To leverage the caching feature in Noobaa applications, access the cache bucket using the NooBaa S3 endpoints, which are stateless, lightweight, and scalable pods. As objects are written or read via the endpoint to a cache bucket, the NS-Cache policy takes over and uses the hub to write or read unavailable or already expired data in the local cache storage and automatically updates the local cache with objects (or parts of objects).

Noobaa caching works on a “write-through” cache model, which is efficiently optimizing read workflows. In “write-through” mode, new objects created on the cache bucket are written directly to the hub, while also storing a local copy of the object. Read requests are first attempted to be fulfilled from a local storage, and if the object is not found there, it is fetched from the hub and stored locally for some time to live (TTL). Note that only the relevant parts of objects (ranges) that are being used are kept locally, based on the available capacity and LRU.

Source: https://next.redhat.com/2021/07/27/bucket-caching-for-kubernetes/

The cache model ensures that workflows that require frequent access to the same object or parts of the object do not have to repeatedly get the object from the hub. Also, by only storing the relevant parts of the objects locally, the efficiency of the cache is optimized for maximizing hit ratio even with a relatively small capacity in the local storage.

To demonstrate caching use case we created separate Azure Blob storage container with “azuremulticloudcachecontainer” name.

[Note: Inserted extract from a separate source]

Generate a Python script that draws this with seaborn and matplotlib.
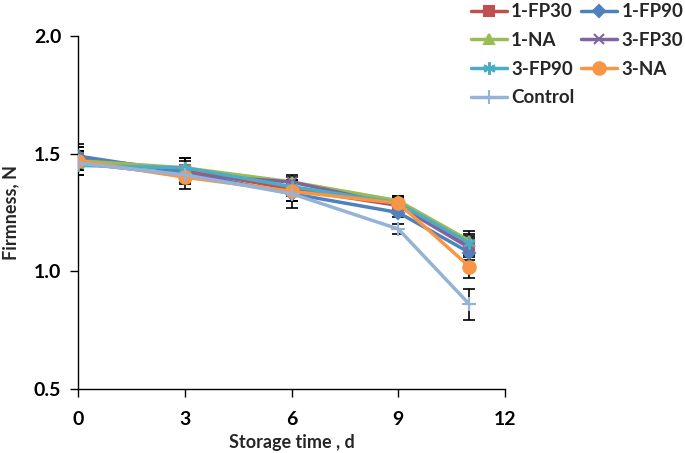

After that, we added a Namespace resource from Azure and created a Namespace Bucket.

More detailed information about the process can be obtained from the following documentation.

https://access.redhat.com/documentation/en-us/red_hat_openshift_data_foundation/4.9/html-single/managing_hybrid_and_multicloud_resources/index#caching-policy-for-object-buckets_rhodf.

For testing purposes, we copied 2 test files (test_cache_txt_file_1, test_cache_txt_file_2) onto the bucket we created using AWS s3 CLI, similar to the one we used in the previous step. S3_BUCKET was set to the caching bucket s3://cachingbucket.

To check that files have been stored, we can use AWS s3 ls CLI. Here is the output for the local bucket:

And confirmation of stored data for the Azure storage container.

The Data Tiering Use case

In this use case we will mirror the non sensitive data onto data stores outside of the data center, while the sensitive data will not leave the data center. For this, we created two buckets, one with policies set to mirror the data onto the public cloud backend store and another bucket where the data will be stored locally on the local Ceph backend store. In the case of data tiering, the application will control the separation and placement of the data in the appropriate buckets.

Conclusion

Managing data storage in a hybrid multicloud environment provides distributed or failover applications the ability to achieve data consistency across your fleet. It reduces storage footprint and the cost associated with data transfer across the network between public clouds and on-premise storage resources. And it leverages the scale of the cloud with the capabilities and flexibility of on-premise clusters.

In this article we discussed how to migrate data between an on-prem bare metal OpenShift cluster, and Managed OpenShift clusters on ROSA and ARO and we explored how to manage data storage in a hybrid multicloud architecture.